* **Requirement**: Set down the data below without change, skipping the pictures it holds.
________________________________________
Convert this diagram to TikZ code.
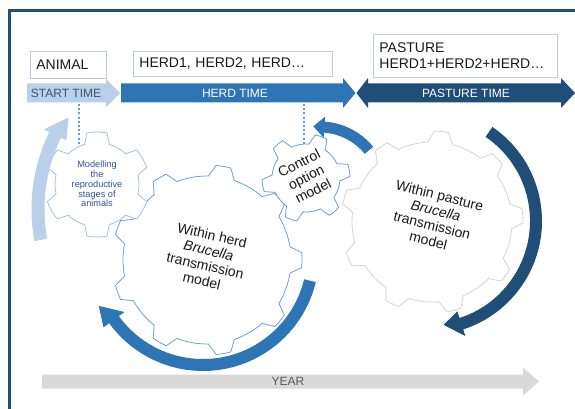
\documentclass[tikz,border=0pt]{standalone}
\usepackage{fontspec}
\setmainfont{Liberation Sans}
\usetikzlibrary{calc}

\definecolor{navy}{RGB}{31,78,121}
\definecolor{midblue}{RGB}{46,117,182}
\definecolor{paleblue}{RGB}{185,208,234}
\definecolor{gearblue}{RGB}{110,160,212}
\definecolor{gearpale}{RGB}{160,193,228}
\definecolor{geargrey}{RGB}{212,212,212}
\definecolor{boxline}{RGB}{190,205,225}
\definecolor{bandgrey}{RGB}{217,217,217}
\definecolor{yeartext}{RGB}{89,89,89}
\definecolor{slatetext}{RGB}{68,84,106}
\definecolor{smalltext}{RGB}{47,85,151}
\definecolor{dotblue}{RGB}{100,155,215}

% cog wheel: #1 centre, #2 teeth, #3 root radius, #4 tip radius,
% #5 angle of first tooth, #6 half angle at root, #7 half angle at tip, #8 style
\newcommand\cogwheel[8]{%
  \begin{scope}[shift={#1}]
    \pgfmathsetmacro\cogstep{360/#2}
    \draw[#8] ({#5-#6}:#3)
      \foreach \k in {1,...,#2}{
        -- ({#5+(\k-1)*\cogstep-#7}:#4)
        arc[start angle={#5+(\k-1)*\cogstep-#7}, end angle={#5+(\k-1)*\cogstep+#7}, radius=#4]
        -- ({#5+(\k-1)*\cogstep+#6}:#3)
        arc[start angle={#5+(\k-1)*\cogstep+#6}, end angle={#5+\k*\cogstep-#6}, radius=#3]
      } -- cycle;
  \end{scope}}

% curved block arrow: #1 centre, #2 mid radius, #3 half width, #4 tail angle,
% #5 head base angle, #6 tip angle, #7 tip radius, #8 head half width, #9 colour
\newcommand\roundarrow[9]{%
  \begin{scope}[shift={#1}]
    \fill[#9] ({#4}:{#2+#3}) arc[start angle={#4}, end angle={#5}, radius={#2+#3}]
      -- ({#5}:{#2+#8}) -- ({#6}:{#7}) -- ({#5}:{#2-#8}) -- ({#5}:{#2-#3})
      arc[start angle={#5}, end angle={#4}, radius={#2-#3}] -- cycle;
  \end{scope}}

\tikzset{
  labelbox/.style={draw=boxline, line width=0.8pt, fill=white, inner xsep=6pt,
    inner ysep=0pt, anchor=north west, align=left, text=black!90,
    font=\fontsize{14}{18}\selectfont},
  bandtext/.style={inner sep=0pt, font=\fontsize{12}{14}\selectfont},
  geartext/.style={inner sep=0pt, align=center, text=black!90,
    font=\fontsize{14}{15.5}\selectfont},
  smallgeartext/.style={inner sep=0pt, align=center, text=smalltext,
    font=\fontsize{9.2}{9.8}\selectfont},
  gearline/.style={line width=0.8pt, fill=white, line join=round},
  dotline/.style={dotblue, line width=2.2pt, dash pattern=on 2pt off 2.2pt},
}

\begin{document}
\begin{tikzpicture}[x=1pt,y=1pt]
\path[use as bounding box, fill=white] (0,0) rectangle (575,-409);

% outer frame
\draw[navy, line width=2.6pt] (9.5,-409) -- (9.5,-10.5) -- (577,-10.5);

% labels above the timeline
\node[labelbox, text width=64pt, minimum height=27pt] (animal) at (30,-51) {ANIMAL};
\node[labelbox, text width=187pt, minimum height=25pt] (herds) at (133,-51) {HERD1, HERD2, HERD\ldots};
\node[labelbox, text width=172pt, minimum height=43pt] (pasture) at (373,-34)
  {PASTURE\\[-2pt]HERD1+HERD2+HERD\ldots};

% timeline
\fill[paleblue] (27,-83.5) -- (106,-83.5) -- (106,-79) -- (120,-93) -- (106,-107)
  -- (106,-102.5) -- (27,-102.5) -- cycle;
\fill[midblue] (121,-83.5) -- (343,-83.5) -- (343,-78) -- (355.5,-93) -- (343,-108)
  -- (343,-102.5) -- (121,-102.5) -- cycle;
\fill[navy] (356.5,-93) -- (368,-78) -- (368,-83.5) -- (561,-83.5) -- (561,-78)
  -- (575,-93) -- (561,-108) -- (561,-102.5) -- (368,-102.5) -- (368,-108) -- cycle;
\node[bandtext, text=slatetext] (starttime) at (66,-93) {START TIME};
\node[bandtext, text=white] (herdtime) at (235,-93) {HERD TIME};
\node[bandtext, text=white] (pasturetime) at (466,-93) {PASTURE TIME};

% year bar
\fill[bandgrey] (42,-374.5) -- (523,-374.5) -- (523,-367.5) -- (539,-381.5)
  -- (523,-395.5) -- (523,-388.5) -- (42,-388.5) -- cycle;
\node[bandtext, text=yeartext] (year) at (288,-381.5) {YEAR};

% cog wheels
\cogwheel{(432,-222)}{9}{80}{91}{4}{9}{4.5}{gearline, draw=geargrey}
\cogwheel{(207,-260)}{9}{84}{95}{0}{9}{4.5}{gearline, draw=gearblue}
\cogwheel{(97,-184.5)}{6}{42}{52.5}{30}{17}{11}{gearline, draw=gearpale}
\cogwheel{(306,-178)}{6}{34}{44}{10}{15}{8}{gearline, draw=gearblue}

% links from the timeline down to the models
\coordinate (startfoot) at (79,-104);
\coordinate (modeltop) at (79,-146);
\coordinate (herdfoot) at (304,-104);
\coordinate (controltop) at (304,-144);
\draw[dotline] (startfoot) -- (modeltop);
\draw[dotline] (herdfoot) -- (controltop);

% cycle arrows
\roundarrow{(207,-209)}{169}{6.5}{190.5}{154}{146.5}{166}{12.5}{paleblue}
\roundarrow{(203,-255)}{110}{6}{-13.5}{-144}{-154}{116}{13}{midblue}
\roundarrow{(320,-190)}{63}{5.5}{39}{86}{96}{64}{10.5}{midblue}
\roundarrow{(428,-221)}{108}{6}{55.6}{-72}{-81.5}{105}{13}{navy}

% model names
\node[smallgeartext] (reproduction) at (97,-184) {Modelling\\the\\reproductive\\stages of\\animals};
\node[geartext, rotate=-13] (withinherd) at (207,-258)
  {Within herd\\\textit{Brucella}\\transmission\\model};
\node[geartext, rotate=-14] (withinpasture) at (434,-218)
  {Within pasture\\\textit{Brucella}\\transmission\\model};
\node[geartext, rotate=27] (control) at (306,-177) {Control\\option\\model};
\end{tikzpicture}
\end{document}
________________________________________
* **Output of the task**:
Convert this diagram to TikZ code.
\documentclass[tikz,border=0pt]{standalone}
\usepackage{fontspec}
\setmainfont{Liberation Sans}
\usetikzlibrary{calc}

\definecolor{navy}{RGB}{31,78,121}
\definecolor{midblue}{RGB}{46,117,182}
\definecolor{paleblue}{RGB}{185,208,234}
\definecolor{gearblue}{RGB}{110,160,212}
\definecolor{gearpale}{RGB}{160,193,228}
\definecolor{geargrey}{RGB}{212,212,212}
\definecolor{boxline}{RGB}{190,205,225}
\definecolor{bandgrey}{RGB}{217,217,217}
\definecolor{yeartext}{RGB}{89,89,89}
\definecolor{slatetext}{RGB}{68,84,106}
\definecolor{smalltext}{RGB}{47,85,151}
\definecolor{dotblue}{RGB}{100,155,215}

% cog wheel: #1 centre, #2 teeth, #3 root radius, #4 tip radius,
% #5 angle of first tooth, #6 half angle at root, #7 half angle at tip, #8 style
\newcommand\cogwheel[8]{%
  \begin{scope}[shift={#1}]
    \pgfmathsetmacro\cogstep{360/#2}
    \draw[#8] ({#5-#6}:#3)
      \foreach \k in {1,...,#2}{
        -- ({#5+(\k-1)*\cogstep-#7}:#4)
        arc[start angle={#5+(\k-1)*\cogstep-#7}, end angle={#5+(\k-1)*\cogstep+#7}, radius=#4]
        -- ({#5+(\k-1)*\cogstep+#6}:#3)
        arc[start angle={#5+(\k-1)*\cogstep+#6}, end angle={#5+\k*\cogstep-#6}, radius=#3]
      } -- cycle;
  \end{scope}}

% curved block arrow: #1 centre, #2 mid radius, #3 half width, #4 tail angle,
% #5 head base angle, #6 tip angle, #7 tip radius, #8 head half width, #9 colour
\newcommand\roundarrow[9]{%
  \begin{scope}[shift={#1}]
    \fill[#9] ({#4}:{#2+#3}) arc[start angle={#4}, end angle={#5}, radius={#2+#3}]
      -- ({#5}:{#2+#8}) -- ({#6}:{#7}) -- ({#5}:{#2-#8}) -- ({#5}:{#2-#3})
      arc[start angle={#5}, end angle={#4}, radius={#2-#3}] -- cycle;
  \end{scope}}

\tikzset{
  labelbox/.style={draw=boxline, line width=0.8pt, fill=white, inner xsep=6pt,
    inner ysep=0pt, anchor=north west, align=left, text=black!90,
    font=\fontsize{14}{18}\selectfont},
  bandtext/.style={inner sep=0pt, font=\fontsize{12}{14}\selectfont},
  geartext/.style={inner sep=0pt, align=center, text=black!90,
    font=\fontsize{14}{15.5}\selectfont},
  smallgeartext/.style={inner sep=0pt, align=center, text=smalltext,
    font=\fontsize{9.2}{9.8}\selectfont},
  gearline/.style={line width=0.8pt, fill=white, line join=round},
  dotline/.style={dotblue, line width=2.2pt, dash pattern=on 2pt off 2.2pt},
}

\begin{document}
\begin{tikzpicture}[x=1pt,y=1pt]
\path[use as bounding box, fill=white] (0,0) rectangle (575,-409);

% outer frame
\draw[navy, line width=2.6pt] (9.5,-409) -- (9.5,-10.5) -- (577,-10.5);

% labels above the timeline
\node[labelbox, text width=64pt, minimum height=27pt] (animal) at (30,-51) {ANIMAL};
\node[labelbox, text width=187pt, minimum height=25pt] (herds) at (133,-51) {HERD1, HERD2, HERD\ldots};
\node[labelbox, text width=172pt, minimum height=43pt] (pasture) at (373,-34)
  {PASTURE\\[-2pt]HERD1+HERD2+HERD\ldots};

% timeline
\fill[paleblue] (27,-83.5) -- (106,-83.5) -- (106,-79) -- (120,-93) -- (106,-107)
  -- (106,-102.5) -- (27,-102.5) -- cycle;
\fill[midblue] (121,-83.5) -- (343,-83.5) -- (343,-78) -- (355.5,-93) -- (343,-108)
  -- (343,-102.5) -- (121,-102.5) -- cycle;
\fill[navy] (356.5,-93) -- (368,-78) -- (368,-83.5) -- (561,-83.5) -- (561,-78)
  -- (575,-93) -- (561,-108) -- (561,-102.5) -- (368,-102.5) -- (368,-108) -- cycle;
\node[bandtext, text=slatetext] (starttime) at (66,-93) {START TIME};
\node[bandtext, text=white] (herdtime) at (235,-93) {HERD TIME};
\node[bandtext, text=white] (pasturetime) at (466,-93) {PASTURE TIME};

% year bar
\fill[bandgrey] (42,-374.5) -- (523,-374.5) -- (523,-367.5) -- (539,-381.5)
  -- (523,-395.5) -- (523,-388.5) -- (42,-388.5) -- cycle;
\node[bandtext, text=yeartext] (year) at (288,-381.5) {YEAR};

% cog wheels
\cogwheel{(432,-222)}{9}{80}{91}{4}{9}{4.5}{gearline, draw=geargrey}
\cogwheel{(207,-260)}{9}{84}{95}{0}{9}{4.5}{gearline, draw=gearblue}
\cogwheel{(97,-184.5)}{6}{42}{52.5}{30}{17}{11}{gearline, draw=gearpale}
\cogwheel{(306,-178)}{6}{34}{44}{10}{15}{8}{gearline, draw=gearblue}

% links from the timeline down to the models
\coordinate (startfoot) at (79,-104);
\coordinate (modeltop) at (79,-146);
\coordinate (herdfoot) at (304,-104);
\coordinate (controltop) at (304,-144);
\draw[dotline] (startfoot) -- (modeltop);
\draw[dotline] (herdfoot) -- (controltop);

% cycle arrows
\roundarrow{(207,-209)}{169}{6.5}{190.5}{154}{146.5}{166}{12.5}{paleblue}
\roundarrow{(203,-255)}{110}{6}{-13.5}{-144}{-154}{116}{13}{midblue}
\roundarrow{(320,-190)}{63}{5.5}{39}{86}{96}{64}{10.5}{midblue}
\roundarrow{(428,-221)}{108}{6}{55.6}{-72}{-81.5}{105}{13}{navy}

% model names
\node[smallgeartext] (reproduction) at (97,-184) {Modelling\\the\\reproductive\\stages of\\animals};
\node[geartext, rotate=-13] (withinherd) at (207,-258)
  {Within herd\\\textit{Brucella}\\transmission\\model};
\node[geartext, rotate=-14] (withinpasture) at (434,-218)
  {Within pasture\\\textit{Brucella}\\transmission\\model};
\node[geartext, rotate=27] (control) at (306,-177) {Control\\option\\model};
\end{tikzpicture}
\end{document}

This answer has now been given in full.